Records with drawing code
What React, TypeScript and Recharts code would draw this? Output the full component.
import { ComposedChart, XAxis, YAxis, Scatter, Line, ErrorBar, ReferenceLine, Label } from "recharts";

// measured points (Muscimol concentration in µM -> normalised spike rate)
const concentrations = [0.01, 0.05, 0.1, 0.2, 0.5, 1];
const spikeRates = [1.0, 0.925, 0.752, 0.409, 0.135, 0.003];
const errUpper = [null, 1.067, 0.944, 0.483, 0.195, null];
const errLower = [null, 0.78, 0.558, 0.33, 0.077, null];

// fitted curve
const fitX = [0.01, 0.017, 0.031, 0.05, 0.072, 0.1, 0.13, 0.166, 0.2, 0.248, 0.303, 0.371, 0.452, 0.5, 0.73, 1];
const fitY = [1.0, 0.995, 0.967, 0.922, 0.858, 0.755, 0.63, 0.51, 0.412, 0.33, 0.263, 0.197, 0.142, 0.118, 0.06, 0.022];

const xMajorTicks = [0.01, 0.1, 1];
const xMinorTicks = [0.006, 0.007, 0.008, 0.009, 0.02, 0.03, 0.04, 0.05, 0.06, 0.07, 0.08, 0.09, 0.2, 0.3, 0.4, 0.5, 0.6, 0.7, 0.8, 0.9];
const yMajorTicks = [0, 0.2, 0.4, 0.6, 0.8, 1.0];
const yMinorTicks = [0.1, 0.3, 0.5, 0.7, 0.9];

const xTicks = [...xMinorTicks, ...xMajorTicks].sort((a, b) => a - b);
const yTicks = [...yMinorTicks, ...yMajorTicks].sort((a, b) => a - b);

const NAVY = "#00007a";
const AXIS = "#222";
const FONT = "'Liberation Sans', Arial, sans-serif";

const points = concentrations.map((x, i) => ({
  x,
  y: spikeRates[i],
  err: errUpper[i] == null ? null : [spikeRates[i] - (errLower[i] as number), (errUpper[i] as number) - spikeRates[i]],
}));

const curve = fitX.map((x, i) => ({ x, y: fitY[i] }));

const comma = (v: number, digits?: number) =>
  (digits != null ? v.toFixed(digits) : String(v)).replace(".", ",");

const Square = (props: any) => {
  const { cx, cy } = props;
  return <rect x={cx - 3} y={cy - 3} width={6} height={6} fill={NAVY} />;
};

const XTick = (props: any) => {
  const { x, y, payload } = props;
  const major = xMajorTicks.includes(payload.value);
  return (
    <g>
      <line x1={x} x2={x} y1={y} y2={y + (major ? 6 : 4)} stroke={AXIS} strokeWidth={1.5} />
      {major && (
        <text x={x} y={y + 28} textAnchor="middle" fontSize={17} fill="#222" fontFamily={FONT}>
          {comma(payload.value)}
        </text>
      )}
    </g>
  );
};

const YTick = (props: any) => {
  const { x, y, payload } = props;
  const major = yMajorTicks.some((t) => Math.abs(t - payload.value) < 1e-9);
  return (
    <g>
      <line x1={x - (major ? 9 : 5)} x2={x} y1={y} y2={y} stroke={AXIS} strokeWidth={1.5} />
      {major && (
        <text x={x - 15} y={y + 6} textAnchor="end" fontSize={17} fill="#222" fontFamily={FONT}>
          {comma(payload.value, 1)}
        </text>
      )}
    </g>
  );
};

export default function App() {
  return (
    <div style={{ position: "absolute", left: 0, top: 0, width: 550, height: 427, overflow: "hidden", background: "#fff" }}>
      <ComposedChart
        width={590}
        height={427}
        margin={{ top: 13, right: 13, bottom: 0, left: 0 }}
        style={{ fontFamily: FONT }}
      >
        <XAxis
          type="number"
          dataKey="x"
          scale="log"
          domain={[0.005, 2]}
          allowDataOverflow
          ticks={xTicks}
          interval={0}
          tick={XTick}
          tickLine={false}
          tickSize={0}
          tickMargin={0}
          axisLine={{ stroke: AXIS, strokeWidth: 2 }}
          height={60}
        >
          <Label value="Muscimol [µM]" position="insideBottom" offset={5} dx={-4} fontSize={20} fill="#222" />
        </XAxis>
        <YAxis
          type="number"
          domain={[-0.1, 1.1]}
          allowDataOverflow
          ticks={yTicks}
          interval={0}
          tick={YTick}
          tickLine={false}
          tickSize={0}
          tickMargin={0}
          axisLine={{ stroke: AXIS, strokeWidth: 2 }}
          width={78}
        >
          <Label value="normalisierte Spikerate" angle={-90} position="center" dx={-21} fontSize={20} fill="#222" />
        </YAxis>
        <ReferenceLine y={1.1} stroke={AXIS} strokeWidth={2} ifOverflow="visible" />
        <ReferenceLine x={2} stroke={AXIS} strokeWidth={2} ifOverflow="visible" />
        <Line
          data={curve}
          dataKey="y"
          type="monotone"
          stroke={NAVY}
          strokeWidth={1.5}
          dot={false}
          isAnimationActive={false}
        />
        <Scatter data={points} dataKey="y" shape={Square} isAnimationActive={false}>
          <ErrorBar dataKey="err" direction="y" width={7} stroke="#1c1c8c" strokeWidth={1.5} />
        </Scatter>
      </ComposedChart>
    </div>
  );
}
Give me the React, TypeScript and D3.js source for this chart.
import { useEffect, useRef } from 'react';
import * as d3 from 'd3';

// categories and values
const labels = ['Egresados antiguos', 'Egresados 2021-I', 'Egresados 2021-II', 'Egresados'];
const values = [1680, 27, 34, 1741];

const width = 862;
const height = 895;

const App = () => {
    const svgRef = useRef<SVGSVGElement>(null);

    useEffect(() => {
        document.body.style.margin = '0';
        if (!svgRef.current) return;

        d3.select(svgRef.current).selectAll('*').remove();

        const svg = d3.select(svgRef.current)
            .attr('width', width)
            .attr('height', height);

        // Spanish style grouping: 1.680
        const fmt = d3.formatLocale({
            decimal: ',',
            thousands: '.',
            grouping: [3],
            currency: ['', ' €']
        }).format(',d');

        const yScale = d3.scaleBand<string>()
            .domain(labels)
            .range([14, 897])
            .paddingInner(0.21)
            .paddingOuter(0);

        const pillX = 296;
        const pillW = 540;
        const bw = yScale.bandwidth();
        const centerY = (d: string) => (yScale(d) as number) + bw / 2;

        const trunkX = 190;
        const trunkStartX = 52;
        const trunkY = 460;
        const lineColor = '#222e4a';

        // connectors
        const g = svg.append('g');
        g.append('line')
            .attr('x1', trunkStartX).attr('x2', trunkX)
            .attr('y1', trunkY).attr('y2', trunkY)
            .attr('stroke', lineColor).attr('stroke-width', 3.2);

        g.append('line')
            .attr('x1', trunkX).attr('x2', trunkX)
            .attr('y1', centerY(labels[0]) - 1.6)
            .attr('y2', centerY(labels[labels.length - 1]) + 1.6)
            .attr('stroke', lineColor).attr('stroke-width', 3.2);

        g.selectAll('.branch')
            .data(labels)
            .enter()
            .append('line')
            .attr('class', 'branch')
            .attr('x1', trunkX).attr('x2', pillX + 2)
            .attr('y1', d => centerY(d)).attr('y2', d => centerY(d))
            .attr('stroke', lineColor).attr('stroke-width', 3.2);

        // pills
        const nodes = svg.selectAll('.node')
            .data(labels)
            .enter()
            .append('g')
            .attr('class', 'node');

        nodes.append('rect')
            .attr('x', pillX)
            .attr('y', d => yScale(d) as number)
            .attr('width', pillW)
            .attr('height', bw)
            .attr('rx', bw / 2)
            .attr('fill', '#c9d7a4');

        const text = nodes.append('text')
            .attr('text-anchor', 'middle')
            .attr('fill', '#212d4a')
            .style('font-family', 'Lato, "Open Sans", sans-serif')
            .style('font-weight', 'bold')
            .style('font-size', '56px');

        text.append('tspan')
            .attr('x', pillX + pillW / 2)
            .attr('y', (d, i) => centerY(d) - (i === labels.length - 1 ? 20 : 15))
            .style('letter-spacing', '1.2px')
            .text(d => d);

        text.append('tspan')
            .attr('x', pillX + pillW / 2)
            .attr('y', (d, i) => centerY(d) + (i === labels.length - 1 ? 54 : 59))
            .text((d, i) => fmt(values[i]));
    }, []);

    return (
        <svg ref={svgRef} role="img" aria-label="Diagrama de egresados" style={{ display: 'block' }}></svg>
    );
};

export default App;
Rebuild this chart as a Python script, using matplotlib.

What this task involves
Repeat, word for word, the lines from the opening of the material through the line containing "const errLower = [null, 0.78, 0.558, 0.33, 0.077, null];".

Result of this exercise
What React, TypeScript and Recharts code would draw this? Output the full component.
import { ComposedChart, XAxis, YAxis, Scatter, Line, ErrorBar, ReferenceLine, Label } from "recharts";

// measured points (Muscimol concentration in µM -> normalised spike rate)
const concentrations = [0.01, 0.05, 0.1, 0.2, 0.5, 1];
const spikeRates = [1.0, 0.925, 0.752, 0.409, 0.135, 0.003];
const errUpper = [null, 1.067, 0.944, 0.483, 0.195, null];
const errLower = [null, 0.78, 0.558, 0.33, 0.077, null];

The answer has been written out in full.